If Gonzalez is unable to hook on with another team -- the Braves are paying his $22.357 million salary this year with any team that signs him only responsible for the pro-rated portion of the league minimum -- Sunday's game marks the end of a very good and underrated career. Gonzalez's career transactions log is something else:

  • June 2000: Selected No. 1 overall in MLB draft by the Marlins.
  • July 2003: Traded to the Rangers for Ugueth Urbina, who closed for the 2003 World Series champion Marlins.
  • January 2006: Traded to the Padres for Adam Eaton (the pitcher) and Akinori Otsuka.
  • December 2010: Traded to the Red Sox for a prospect package that included Anthony Rizzo.
  • August 2012: Traded to the Dodgers with Carl Crawford and Josh Beckett in the mother of all salary dumps.
  • December 2017: Traded to the Braves in a salary shuffling deal that included Matt Kemp, Brandon McCarthy, and Scott Kazmir.
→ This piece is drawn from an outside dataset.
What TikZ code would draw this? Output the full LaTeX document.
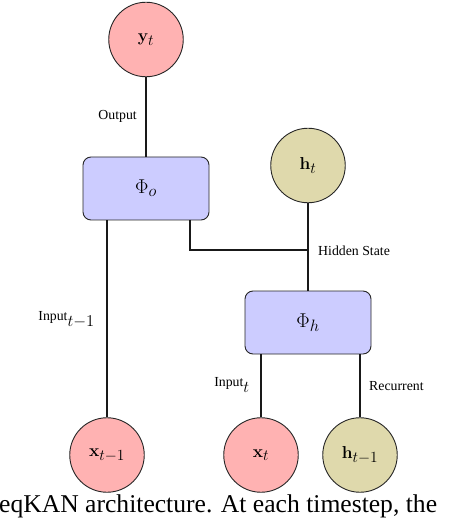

In order to get Gonzalez to waive his no-trade clause, the Braves agreed to release him following the trade this past offseason. That allowed him to pick his next team, which led him to the Mets. Things didn't work out in New York though, and now he's a free agent again.

Gonzalez suited up for five clubs in parts of 15 big league seasons -- he never did play for the Marlins after they made him the No. 1 pick -- and is a career .287/.358/.485 (129 OPS+) hitter with 437 doubles, 317 home runs, and 1,202 RBI. During his peak from 2008-11, he authored a .299/.393/.530 (152 OPS+) batting line and averaged 34 doubles, 34 homers, 109 RBI, and 160 games played per season. Productive and durable.

MLB: New York Mets at Atlanta Braves
Adrian Gonzalez did not produce much with the Mets, but he had a very good career overall. USATS

Two disappointing years in Boston -- "disappointing" is a relative term here because he hit .321/.382/.513 (139 OPS+) with 82 doubles, 42 homers, and 203 RBI in 282 games during those two years with the Red Sox -- have taken a bite out of Gonzalez's reputation, fairly or unfairly. He is a five-time All-Star and a four-time Gold Glove winner who received MVP votes in eight different seasons, including a fourth place finish in 2010. 

By WAR, Gonzalez has been one of the most successful No. 1 overall picks since the draft was implemented in 1965. Here's the leaderboard:

  1. Alex Rodriguez (1993): +117.8 WAR
  2. Chipper Jones (1990): +85.2 WAR
  3. Ken Griffey Jr. (1987): +83.8 WAR
  4. Joe Mauer (2001): +54.9 WAR
  5. Adrian Gonzalez (2000): +42.2 WAR
  6. Darryl Strawberry (1980): +42.2 WAR

Perhaps Sunday night's release is not the end of the line for Gonzalez. Jose Bautista was able to hook on with another team after being released by the Braves a few weeks ago, after all. (Coincidentally, that team was the Mets.) A team could suffer an injury, which could create an opening for Gonzalez. It's always possible.

But, if this is indeed the end of the line for Gonzalez, it closes the book on a very good and very underrated career. He never did win a World Series, but he was one of the most productive first basemen of his generation, and while he's unlikely to receive much Hall of Fame support, spending a decade and a half in the big leagues as a comfortably above-average player makes for quite a career.